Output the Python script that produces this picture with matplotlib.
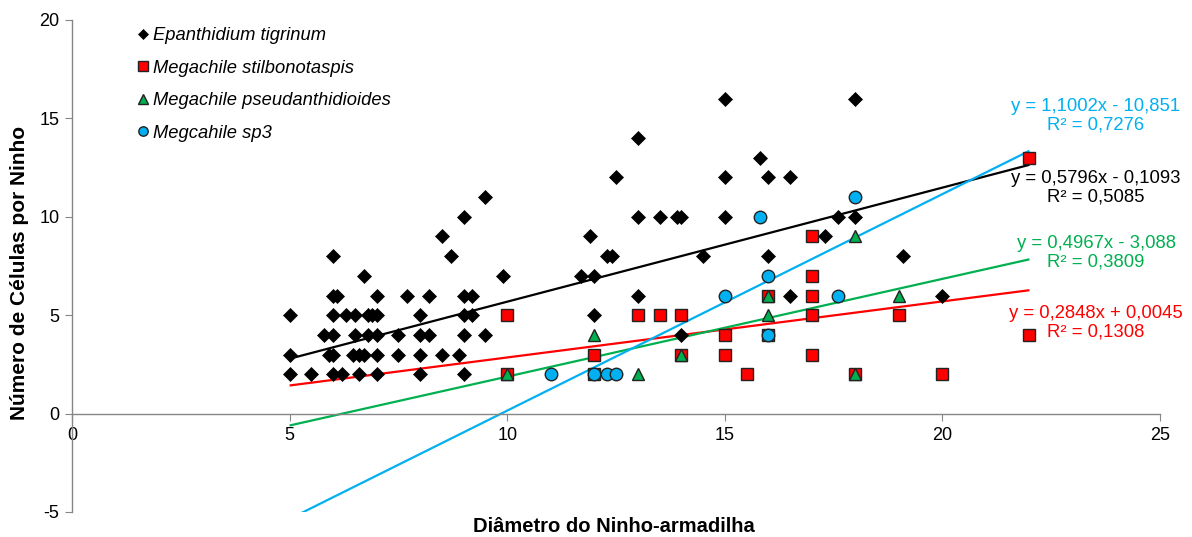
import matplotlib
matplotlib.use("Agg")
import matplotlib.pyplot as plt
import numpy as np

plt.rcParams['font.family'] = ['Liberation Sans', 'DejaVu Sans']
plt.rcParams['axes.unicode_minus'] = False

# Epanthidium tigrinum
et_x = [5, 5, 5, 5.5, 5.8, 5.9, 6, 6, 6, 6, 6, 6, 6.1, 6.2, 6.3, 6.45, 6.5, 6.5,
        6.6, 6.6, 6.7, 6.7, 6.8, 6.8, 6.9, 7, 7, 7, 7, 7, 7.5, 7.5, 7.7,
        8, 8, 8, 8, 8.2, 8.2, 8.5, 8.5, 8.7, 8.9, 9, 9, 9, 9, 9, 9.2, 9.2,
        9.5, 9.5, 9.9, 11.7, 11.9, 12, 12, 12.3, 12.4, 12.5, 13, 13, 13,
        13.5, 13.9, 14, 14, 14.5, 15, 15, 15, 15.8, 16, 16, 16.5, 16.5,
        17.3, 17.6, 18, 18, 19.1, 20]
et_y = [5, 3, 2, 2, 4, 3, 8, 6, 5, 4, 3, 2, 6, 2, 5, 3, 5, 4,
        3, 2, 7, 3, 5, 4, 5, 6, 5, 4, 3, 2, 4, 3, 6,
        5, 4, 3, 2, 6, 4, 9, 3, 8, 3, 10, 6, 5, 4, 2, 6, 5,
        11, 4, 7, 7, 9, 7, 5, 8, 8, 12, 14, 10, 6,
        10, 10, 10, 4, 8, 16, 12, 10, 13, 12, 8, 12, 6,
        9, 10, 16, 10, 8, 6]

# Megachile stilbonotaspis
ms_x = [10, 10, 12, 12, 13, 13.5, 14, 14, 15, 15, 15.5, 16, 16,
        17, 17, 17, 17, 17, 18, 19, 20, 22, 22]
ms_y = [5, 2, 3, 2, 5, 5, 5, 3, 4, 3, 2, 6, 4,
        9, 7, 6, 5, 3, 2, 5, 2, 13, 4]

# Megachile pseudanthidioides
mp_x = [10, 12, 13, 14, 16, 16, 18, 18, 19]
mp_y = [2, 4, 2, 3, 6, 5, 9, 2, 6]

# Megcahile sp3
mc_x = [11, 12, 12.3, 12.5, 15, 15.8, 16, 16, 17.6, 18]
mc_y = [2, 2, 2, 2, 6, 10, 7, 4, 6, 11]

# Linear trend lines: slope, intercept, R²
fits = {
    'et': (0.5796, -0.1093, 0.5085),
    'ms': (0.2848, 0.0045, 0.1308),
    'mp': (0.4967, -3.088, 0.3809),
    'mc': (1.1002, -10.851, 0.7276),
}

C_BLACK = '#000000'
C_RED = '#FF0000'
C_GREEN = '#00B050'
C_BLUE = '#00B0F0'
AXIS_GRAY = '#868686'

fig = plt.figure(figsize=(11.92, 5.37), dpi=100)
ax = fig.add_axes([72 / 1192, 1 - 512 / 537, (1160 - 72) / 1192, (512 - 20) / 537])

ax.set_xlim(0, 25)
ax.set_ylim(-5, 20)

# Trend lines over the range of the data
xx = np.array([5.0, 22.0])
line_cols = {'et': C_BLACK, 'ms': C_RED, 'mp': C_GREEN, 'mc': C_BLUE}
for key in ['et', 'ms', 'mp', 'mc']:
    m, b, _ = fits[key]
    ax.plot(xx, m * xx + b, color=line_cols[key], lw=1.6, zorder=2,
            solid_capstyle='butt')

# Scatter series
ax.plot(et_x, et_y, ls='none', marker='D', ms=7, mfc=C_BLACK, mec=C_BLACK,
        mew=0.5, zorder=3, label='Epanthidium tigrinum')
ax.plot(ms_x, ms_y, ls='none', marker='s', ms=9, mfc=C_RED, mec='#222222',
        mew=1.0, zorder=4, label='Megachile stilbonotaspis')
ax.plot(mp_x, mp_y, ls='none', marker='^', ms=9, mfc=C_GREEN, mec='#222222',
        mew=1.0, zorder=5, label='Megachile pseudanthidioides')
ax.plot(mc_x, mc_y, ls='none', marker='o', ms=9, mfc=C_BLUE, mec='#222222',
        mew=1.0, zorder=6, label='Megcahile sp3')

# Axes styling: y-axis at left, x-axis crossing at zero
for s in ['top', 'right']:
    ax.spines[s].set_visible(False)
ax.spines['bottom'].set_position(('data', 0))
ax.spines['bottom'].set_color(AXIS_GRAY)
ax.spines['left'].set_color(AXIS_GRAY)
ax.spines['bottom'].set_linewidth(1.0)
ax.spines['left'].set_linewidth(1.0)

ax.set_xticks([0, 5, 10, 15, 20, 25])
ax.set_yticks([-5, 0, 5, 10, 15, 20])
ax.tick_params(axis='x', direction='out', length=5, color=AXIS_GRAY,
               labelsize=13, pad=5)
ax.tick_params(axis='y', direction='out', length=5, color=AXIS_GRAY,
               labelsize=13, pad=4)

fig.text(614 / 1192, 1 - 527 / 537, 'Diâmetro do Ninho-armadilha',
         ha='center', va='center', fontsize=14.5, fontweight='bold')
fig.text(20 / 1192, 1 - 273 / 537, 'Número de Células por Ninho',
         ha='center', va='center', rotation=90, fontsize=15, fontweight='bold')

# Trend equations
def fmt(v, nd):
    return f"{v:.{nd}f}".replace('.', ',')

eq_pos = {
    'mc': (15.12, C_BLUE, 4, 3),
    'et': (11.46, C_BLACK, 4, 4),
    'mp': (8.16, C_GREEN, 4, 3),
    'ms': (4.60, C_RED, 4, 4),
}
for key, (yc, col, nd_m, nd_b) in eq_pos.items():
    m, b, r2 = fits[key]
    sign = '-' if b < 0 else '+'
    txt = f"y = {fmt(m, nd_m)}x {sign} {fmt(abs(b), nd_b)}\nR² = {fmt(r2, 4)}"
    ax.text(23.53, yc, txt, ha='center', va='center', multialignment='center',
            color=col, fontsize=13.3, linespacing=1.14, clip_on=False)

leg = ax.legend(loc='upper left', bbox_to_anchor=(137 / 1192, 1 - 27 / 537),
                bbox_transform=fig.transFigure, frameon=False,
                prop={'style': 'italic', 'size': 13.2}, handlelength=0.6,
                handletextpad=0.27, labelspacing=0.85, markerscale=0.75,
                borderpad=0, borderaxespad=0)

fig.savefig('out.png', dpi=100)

→ **TASK REQUIREMENTS**
Nothing but a number is needed here: how many lines hold the string "matplotlib"?

→ **THE ANSWER**
4